(begin)

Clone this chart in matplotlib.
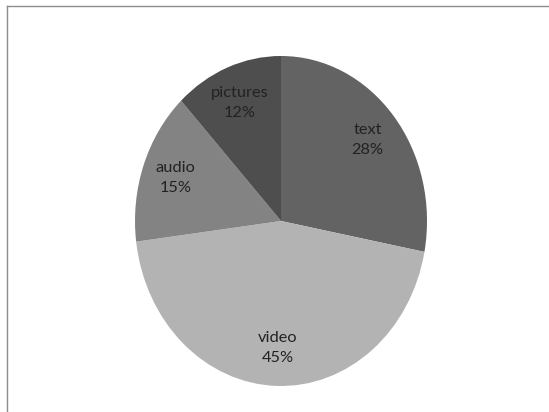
import matplotlib.pyplot as plt
from matplotlib.lines import Line2D

# share of content types
names = ['text', 'video', 'audio', 'pictures']
shares = [28, 45, 15, 12]
colors = ['#636363', '#b3b3b3', '#838383', '#4e4e4e']

plt.rcParams['font.family'] = ['Lato', 'DejaVu Sans']

fig = plt.figure(figsize=(5.49, 4.12), dpi=100)
# pie is slightly taller than wide in the original, so no equal aspect
ax = fig.add_axes([0.2459, 0.0631, 0.5319, 0.801])

labels = [f'{n}\n{v}%' for n, v in zip(names, shares)]
ax.pie(shares, labels=labels, colors=colors, startangle=90, counterclock=False,
       labeldistance=0.77,
       textprops=dict(ha='center', va='center', fontsize=11.8, color='#222222',
                      linespacing=1.55))
ax.set_aspect('auto')
ax.set_xlim(-1, 1)
ax.set_ylim(-1, 1)

# chart-area border (left and top edges only visible)
fig.add_artist(Line2D([7 / 549, 7 / 549], [0, 1 - 6 / 412], color='#8c8c8c', lw=1))
fig.add_artist(Line2D([7 / 549, 1], [1 - 6 / 412, 1 - 6 / 412], color='#8c8c8c', lw=1))

fig.savefig('out.png', dpi=100)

(end)

Gather all lines from the listing above in which "chart" occurs.

• SOLUTION FOR THIS EXERCISE:
Clone this chart in matplotlib.
# chart-area border (left and top edges only visible)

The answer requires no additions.